Your task is to copy a single run of lines that starts at the line with "What Observable Plot" and stops at the line with "Serif', 'Times New", keeping both ends. Copy nothing else.

** Start EXERCISE DATA **

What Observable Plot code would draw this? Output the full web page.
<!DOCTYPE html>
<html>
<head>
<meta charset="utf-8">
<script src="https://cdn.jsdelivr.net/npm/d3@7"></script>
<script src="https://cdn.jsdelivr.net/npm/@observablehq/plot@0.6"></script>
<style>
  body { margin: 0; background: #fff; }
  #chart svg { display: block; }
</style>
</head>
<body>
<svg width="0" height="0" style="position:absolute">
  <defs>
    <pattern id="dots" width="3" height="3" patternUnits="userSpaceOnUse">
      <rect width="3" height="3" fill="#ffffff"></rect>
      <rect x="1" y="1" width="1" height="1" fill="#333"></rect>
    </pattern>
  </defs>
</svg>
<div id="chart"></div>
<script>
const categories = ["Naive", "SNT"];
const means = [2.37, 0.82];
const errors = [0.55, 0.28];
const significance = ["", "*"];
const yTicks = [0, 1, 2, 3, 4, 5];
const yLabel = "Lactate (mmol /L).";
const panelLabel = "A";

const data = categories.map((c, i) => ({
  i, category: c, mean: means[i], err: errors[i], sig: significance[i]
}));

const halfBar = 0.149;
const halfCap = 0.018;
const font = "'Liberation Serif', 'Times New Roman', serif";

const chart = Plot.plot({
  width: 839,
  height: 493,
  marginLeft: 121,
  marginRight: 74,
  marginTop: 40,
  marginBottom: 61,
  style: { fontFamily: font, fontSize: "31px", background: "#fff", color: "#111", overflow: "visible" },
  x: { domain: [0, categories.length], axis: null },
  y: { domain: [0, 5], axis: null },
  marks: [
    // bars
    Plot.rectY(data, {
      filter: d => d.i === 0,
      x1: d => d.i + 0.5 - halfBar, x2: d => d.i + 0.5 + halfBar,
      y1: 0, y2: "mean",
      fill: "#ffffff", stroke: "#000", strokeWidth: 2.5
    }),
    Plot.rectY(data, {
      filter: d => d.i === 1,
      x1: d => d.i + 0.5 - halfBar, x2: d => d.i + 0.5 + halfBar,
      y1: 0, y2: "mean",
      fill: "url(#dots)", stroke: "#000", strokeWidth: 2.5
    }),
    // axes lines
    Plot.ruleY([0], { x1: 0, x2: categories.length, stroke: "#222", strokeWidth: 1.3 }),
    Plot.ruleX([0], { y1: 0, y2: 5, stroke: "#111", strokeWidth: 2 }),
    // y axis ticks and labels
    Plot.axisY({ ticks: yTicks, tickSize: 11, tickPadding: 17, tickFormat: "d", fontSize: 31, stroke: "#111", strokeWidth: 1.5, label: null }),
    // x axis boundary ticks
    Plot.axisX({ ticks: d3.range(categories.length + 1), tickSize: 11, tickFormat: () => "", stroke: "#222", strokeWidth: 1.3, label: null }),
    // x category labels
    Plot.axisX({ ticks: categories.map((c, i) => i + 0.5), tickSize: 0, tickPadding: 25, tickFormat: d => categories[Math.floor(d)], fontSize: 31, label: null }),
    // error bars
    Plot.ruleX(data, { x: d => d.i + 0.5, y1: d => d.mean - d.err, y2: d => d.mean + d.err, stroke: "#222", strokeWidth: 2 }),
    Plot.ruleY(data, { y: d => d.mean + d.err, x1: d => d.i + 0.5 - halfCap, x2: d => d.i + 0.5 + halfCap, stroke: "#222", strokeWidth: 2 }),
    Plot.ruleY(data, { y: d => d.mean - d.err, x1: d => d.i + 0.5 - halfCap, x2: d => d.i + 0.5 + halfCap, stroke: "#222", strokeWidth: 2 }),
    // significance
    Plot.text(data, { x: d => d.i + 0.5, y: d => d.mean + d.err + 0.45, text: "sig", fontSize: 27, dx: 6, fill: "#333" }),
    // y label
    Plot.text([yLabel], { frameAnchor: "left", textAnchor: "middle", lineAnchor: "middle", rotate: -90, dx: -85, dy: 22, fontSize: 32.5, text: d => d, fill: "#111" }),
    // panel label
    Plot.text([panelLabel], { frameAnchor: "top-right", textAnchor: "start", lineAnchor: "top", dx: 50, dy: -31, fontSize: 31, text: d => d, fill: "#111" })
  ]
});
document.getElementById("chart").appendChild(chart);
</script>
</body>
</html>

** End EXERCISE DATA **
** Start EXERCISE DATA **

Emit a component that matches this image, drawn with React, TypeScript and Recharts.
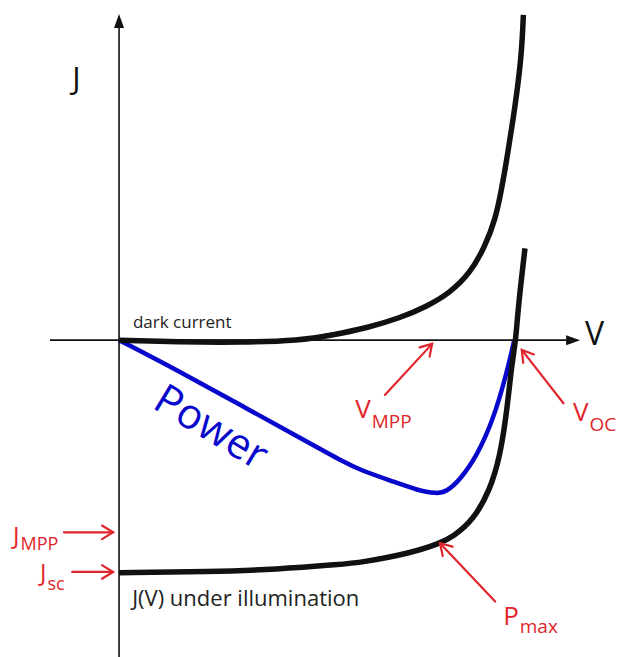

** End EXERCISE DATA **

**EXPECTED ANSWER**:
What Observable Plot code would draw this? Output the full web page.
<!DOCTYPE html>
<html>
<head>
<meta charset="utf-8">
<script src="https://cdn.jsdelivr.net/npm/d3@7"></script>
<script src="https://cdn.jsdelivr.net/npm/@observablehq/plot@0.6"></script>
<style>
  body { margin: 0; background: #fff; }
  #chart svg { display: block; }
</style>
</head>
<body>
<svg width="0" height="0" style="position:absolute">
  <defs>
    <pattern id="dots" width="3" height="3" patternUnits="userSpaceOnUse">
      <rect width="3" height="3" fill="#ffffff"></rect>
      <rect x="1" y="1" width="1" height="1" fill="#333"></rect>
    </pattern>
  </defs>
</svg>
<div id="chart"></div>
<script>
const categories = ["Naive", "SNT"];
const means = [2.37, 0.82];
const errors = [0.55, 0.28];
const significance = ["", "*"];
const yTicks = [0, 1, 2, 3, 4, 5];
const yLabel = "Lactate (mmol /L).";
const panelLabel = "A";

const data = categories.map((c, i) => ({
  i, category: c, mean: means[i], err: errors[i], sig: significance[i]
}));

const halfBar = 0.149;
const halfCap = 0.018;
const font = "'Liberation Serif', 'Times New Roman', serif";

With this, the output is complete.